Ah, glorious school days, waking up to the crack of the gun, to a father long disappeared and a mother barely glimpsed before she goes to work, to getting to school hungry, to being mindlessly shoved up the school system and out with no literacy nor numeracy skills. Education Minister Dr Tim Gopeesingh said just last week that “TT ranks 62 out of 82 countries in Standard Three in terms of literacy,” that “only 40 per cent of our children pass mathematics in the Caribbean Secondary Education Certificate examinations,” and “one in every three persons in TT is functionally illiterate.”

Our youth today grew up watching the news with daily clips of assassinated men, women and families sometimes lying face down in pools of blood, or slumped in cars. No wonder that by the thousands, they left school to join the underworld sub culture. They preferred the streets where they wandered like strays until the gangs made them feel as if they belonged, empowered them with guns, and made them feel like a million dollars in designer sneakers. Instead of history, math and geography, they absorbed images of headless men, dead men. Our children have grown up seeing us, their parents “wine” at state-organised and funded events and call it “de culture.” They know about a culture of “gimme gimme” entitlement as third and fourth generation recipients of “make work” programmes like Cepep.

If it weren’t for a few dedicated teachers and parents many children would limit their aspirations to the people most elevated in our society—entertainers, beauty queens or sportsmen, who have streets and boulevards named after them, who have (mediocre) statues built in their honour. They don’t know Nobel laureates VS Naipaul, Derek Walcott. They were never told that it takes academics, scientists, engineers, doctors, lawyers, builders, artisans, to make a country. This is the “we” culture, the other side of the Pakistani Madrassas which spawns terrorists in the hundreds. One teaches religious dogma, the other a nothingness. Same coin. Different sides. The privileged children witnessed, if not the daily killing of gang members on the streets but the “high profile” murders.

Around the time of their birth in 1994, the stage had been set when two housewives were murdered in Westmoorings, attacked by two men who raped them and the housekeeper in the presence of their children. These 16-year-olds were ten when elderly couple Clyde Commissiong, 69, and his 70-year-old wife, Denise, were beaten to death at their Cascade home by bandits who escaped with an iron safe, leaving behind two infant children crawling in the blood of their murdered grandparents. Meanwhile the big guns, the faceless menace, the invisible wealthy thugs who import millions of dollars worth of guns and drugs and put them in the hands of illiterate angry neglected boys on every street corner, who allow them to die like animals, have drilled rot into the core of our nation.
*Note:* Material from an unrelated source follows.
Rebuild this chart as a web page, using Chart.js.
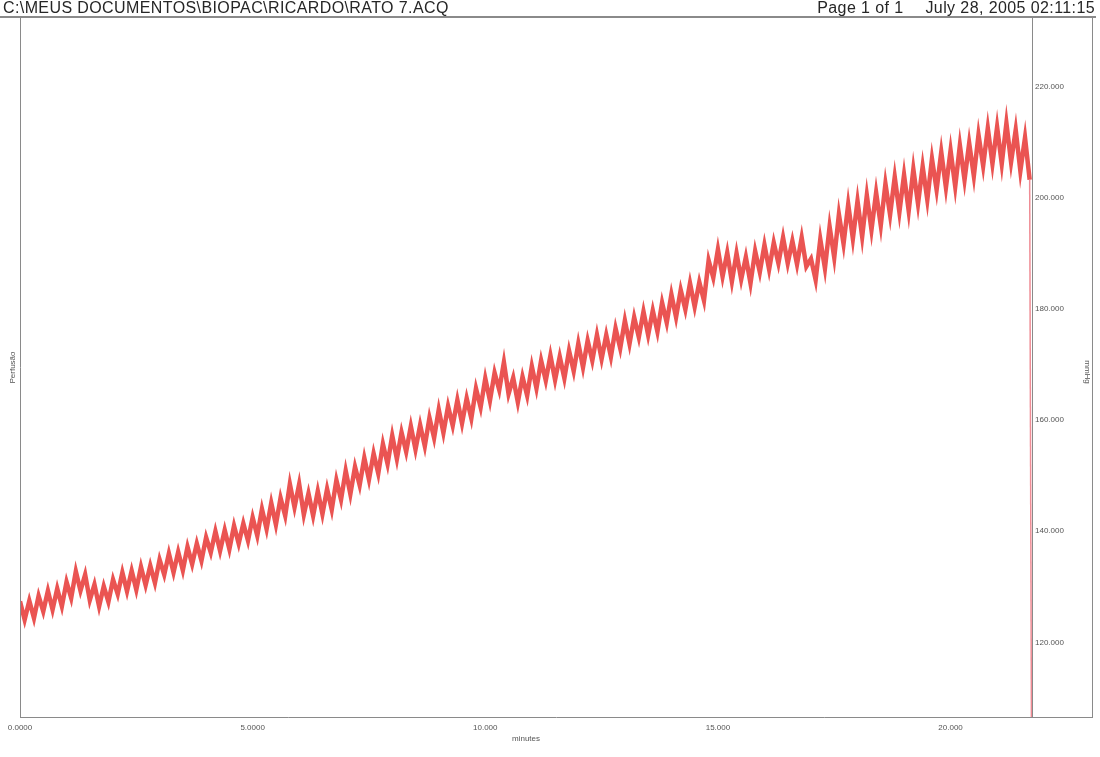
<!DOCTYPE html>
<html>
<head>
<meta charset="utf-8">
<script src="https://cdn.jsdelivr.net/npm/chart.js@4/dist/chart.umd.min.js"></script>
<style>
  html, body { margin:0; padding:0; background:#fff; }
  #wrap { position:relative; width:1100px; height:757px; overflow:hidden; }
  #c { position:absolute; left:0; top:0; }
  .hdr { position:absolute; top:-1px; font-family:"Liberation Sans", Arial, sans-serif; font-size:16px; line-height:18px; color:#262626; white-space:nowrap; letter-spacing:0.4px; }
  #h1 { left:3px; }
  #h2 { right:5px; }
  #h2 span { margin-left:22px; }
  #rule { position:absolute; left:0; top:16px; width:1096px; height:2px; background:#8a8a8a; }
</style>
</head>
<body>
<div id="wrap">
  <canvas id="c" width="1100" height="757"></canvas>
  <div class="hdr" id="h1">C:\MEUS DOCUMENTOS\BIOPAC\RICARDO\RATO 7.ACQ</div>
  <div class="hdr" id="h2">Page 1 of 1<span>July 28, 2005 02:11:15</span></div>
  <div id="rule"></div>
</div>
<script>
// ---- data ----
const minutes = [
  0.0,0.1,0.2,0.3,0.4,0.5,0.6,0.7,0.8,0.9,
  1.0,1.1,1.2,1.3,1.4,1.5,1.6,1.7,1.8,1.9,
  2.0,2.1,2.2,2.3,2.4,2.5,2.6,2.7,2.8,2.9,
  3.0,3.1,3.2,3.3,3.4,3.5,3.6,3.7,3.8,3.9,
  4.0,4.1,4.2,4.3,4.4,4.5,4.6,4.7,4.8,4.9,
  5.0,5.1,5.2,5.3,5.4,5.5,5.6,5.7,5.8,5.9,
  6.0,6.1,6.2,6.3,6.4,6.5,6.6,6.7,6.8,6.9,
  7.0,7.1,7.2,7.3,7.4,7.5,7.6,7.7,7.8,7.9,
  8.0,8.1,8.2,8.3,8.4,8.5,8.6,8.7,8.8,8.9,
  9.0,9.1,9.2,9.3,9.4,9.5,9.6,9.7,9.8,9.9,
  10.0,10.1,10.2,10.3,10.4,10.5,10.6,10.7,10.8,10.9,
  11.0,11.1,11.2,11.3,11.4,11.5,11.6,11.7,11.8,11.9,
  12.0,12.1,12.2,12.3,12.4,12.5,12.6,12.7,12.8,12.9,
  13.0,13.1,13.2,13.3,13.4,13.5,13.6,13.7,13.8,13.9,
  14.0,14.1,14.2,14.3,14.4,14.5,14.6,14.7,14.8,14.9,
  15.0,15.1,15.2,15.3,15.4,15.5,15.6,15.7,15.8,15.9,
  16.0,16.1,16.2,16.3,16.4,16.5,16.6,16.7,16.8,16.9,
  17.0,17.1,17.2,17.3,17.4,17.5,17.6,17.7,17.8,17.9,
  18.0,18.1,18.2,18.3,18.4,18.5,18.6,18.7,18.8,18.9,
  19.0,19.1,19.2,19.3,19.4,19.5,19.6,19.7,19.8,19.9,
  20.0,20.1,20.2,20.3,20.4,20.5,20.6,20.7,20.8,20.9,
  21.0,21.1,21.2,21.3,21.4,21.5,21.6,21.7,
  21.74
];
const pressure = [
  127.4,124.1,127.5,124.4,128.4,125.6,129.3,125.9,129.7,126.5,
  130.9,128.0,132.8,129.3,132.2,127.6,130.4,126.5,130.1,127.3,
  131.3,128.7,132.6,129.2,132.9,129.5,133.6,130.3,133.8,130.7,
  134.9,132.2,136.0,132.6,136.3,133.0,137.2,134.1,137.8,134.7,
  138.9,136.2,140.0,136.5,140.2,136.8,141.0,137.8,141.4,138.3,
  142.5,139.2,144.0,140.4,145.1,141.2,146.0,142.8,148.5,144.3,
  148.5,143.0,146.8,142.8,147.2,143.1,147.6,143.9,149.2,145.7,
  150.9,146.7,151.6,148.3,153.2,149.3,154.0,150.4,155.7,152.1,
  157.2,153.0,157.8,154.3,158.9,154.7,159.1,155.3,160.4,156.8,
  161.9,157.7,162.5,159.0,163.6,159.4,163.9,160.3,165.7,162.3,
  167.5,163.5,168.5,165.4,170.4,164.7,167.6,163.2,167.8,164.4,
  169.7,165.7,170.7,167.1,171.6,167.2,171.4,167.5,172.5,168.8,
  173.8,169.5,174.3,170.7,175.3,171.0,175.3,171.4,176.5,172.9,
  177.9,173.7,178.5,174.9,179.5,175.3,179.7,175.9,181.1,177.5,
  182.6,178.5,183.4,179.9,184.6,180.4,184.8,181.5,188.7,185.6,
  190.7,185.8,190.1,184.9,190.0,185.3,189.3,184.6,190.4,186.6,
  191.5,187.1,191.9,188.2,192.8,188.2,192.2,188.0,192.8,187.6,
  189.0,185.2,192.5,187.3,194.8,189.2,197.0,191.7,198.8,192.6,
  199.4,193.0,200.4,194.2,200.9,195.0,202.5,196.9,203.7,197.4,
  204.1,197.6,205.1,198.9,205.6,199.6,207.0,201.4,208.2,201.8,
  208.5,202.0,209.4,203.2,209.8,203.9,211.3,205.7,212.5,206.1,
  212.7,206.1,213.4,206.4,212.2,204.8,210.8,203.2,
  100.0
];
const xTickValues = [0, 5, 10, 15, 20];
const xTickLabels = ["0.0000", "5.0000", "10.000", "15.000", "20.000"];
const yTickValues = [120, 140, 160, 180, 200, 220];
const yTickLabels = ["120.000", "140.000", "160.000", "180.000", "200.000", "220.000"];
const xTitle = "minutes";
const yTitleRight = "mmHg";
const yTitleLeft = "Perfusão";

const points = minutes.map((m, i) => ({ x: m, y: pressure[i] }));
const lastIndex = points.length - 1;
const FONT = '"Liberation Sans", Arial, sans-serif';

const framePlugin = {
  id: 'frame',
  afterDraw(chart) {
    const ctx = chart.ctx;
    const a = chart.chartArea;
    ctx.save();
    ctx.strokeStyle = '#8a8a8a';
    ctx.lineWidth = 1;
    ctx.beginPath();
    ctx.moveTo(a.left + 0.5, 18); ctx.lineTo(a.left + 0.5, a.bottom);
    ctx.moveTo(a.left, a.bottom + 0.5); ctx.lineTo(1093, a.bottom + 0.5);
    ctx.moveTo(1092.5, 18); ctx.lineTo(1092.5, a.bottom + 1);
    ctx.stroke();
    ctx.fillStyle = '#555';
    ctx.font = '8px ' + FONT;
    ctx.textAlign = 'center';
    ctx.textBaseline = 'middle';
    ctx.fillText(xTitle, (a.left + a.right) / 2, 739);
    ctx.save();
    ctx.translate(13, (a.top + a.bottom) / 2);
    ctx.rotate(-Math.PI / 2);
    ctx.fillText(yTitleLeft, 0, 0);
    ctx.restore();
    ctx.save();
    ctx.translate(1087, 372);
    ctx.rotate(Math.PI / 2);
    ctx.fillText(yTitleRight, 0, 0);
    ctx.restore();
    ctx.restore();
  }
};

new Chart(document.getElementById('c'), {
  type: 'line',
  data: {
    datasets: [{
      data: points,
      borderColor: 'rgb(234,84,82)',
      borderWidth: 4.5,
      borderJoinStyle: 'miter',
      pointRadius: 0,
      tension: 0,
      fill: false,
      segment: {
        borderColor: (c) => c.p1DataIndex === lastIndex ? 'rgba(236,120,130,0.85)' : undefined,
        borderWidth: (c) => c.p1DataIndex === lastIndex ? 1.5 : undefined
      }
    }]
  },
  options: {
    responsive: false,
    animation: false,
    devicePixelRatio: 1,
    layout: { padding: { top: 18, left: 20, right: 0, bottom: 0 } },
    plugins: { legend: { display: false }, tooltip: { enabled: false } },
    scales: {
      x: {
        type: 'linear',
        min: 0,
        max: 21.75,
        grid: { display: false, drawTicks: false },
        border: { display: false },
        afterBuildTicks(scale) { scale.ticks = xTickValues.map(v => ({ value: v })); },
        afterFit(scale) { scale.height = 40; },
        ticks: {
          maxRotation: 0,
          autoSkip: false,
          padding: 6,
          color: '#555',
          font: { family: FONT, size: 8 },
          callback: (v) => { const i = xTickValues.indexOf(v); return i >= 0 ? xTickLabels[i] : ''; }
        }
      },
      y: {
        type: 'linear',
        position: 'right',
        min: 106.6,
        max: 232.3,
        grid: { display: false, drawTicks: false },
        border: { display: true, color: '#8a8a8a', width: 1 },
        afterBuildTicks(scale) { scale.ticks = yTickValues.map(v => ({ value: v })); },
        afterFit(scale) { scale.width = 68; },
        ticks: {
          padding: 3,
          autoSkip: false,
          color: '#555',
          font: { family: FONT, size: 8 },
          callback: (v) => { const i = yTickValues.indexOf(v); return i >= 0 ? yTickLabels[i] : ''; }
        }
      }
    }
  },
  plugins: [framePlugin]
});
</script>
</body>
</html>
Yes children, you holding guns, being smoked out like animals by men in uniform and you young girls who were not registered at birth by your poor parents, and you who have never seen a toothbrush in your life in neglected rural areas, and you who go and play with donkeys in coastal villages out of boredom and you, the privileged children, who will one day call for your hanging or shoot you in cold blood, we all did it. Where are the guns, the murders, the brutes coming from? I saw the answer on the faces of 16-year-olds the night the limited state of emergency was announced. They said, “You, all parents, governments, teachers, neglected and stunted us; before we had chance to grow and bloom, made us cold and old. Now deal with it.” Normel.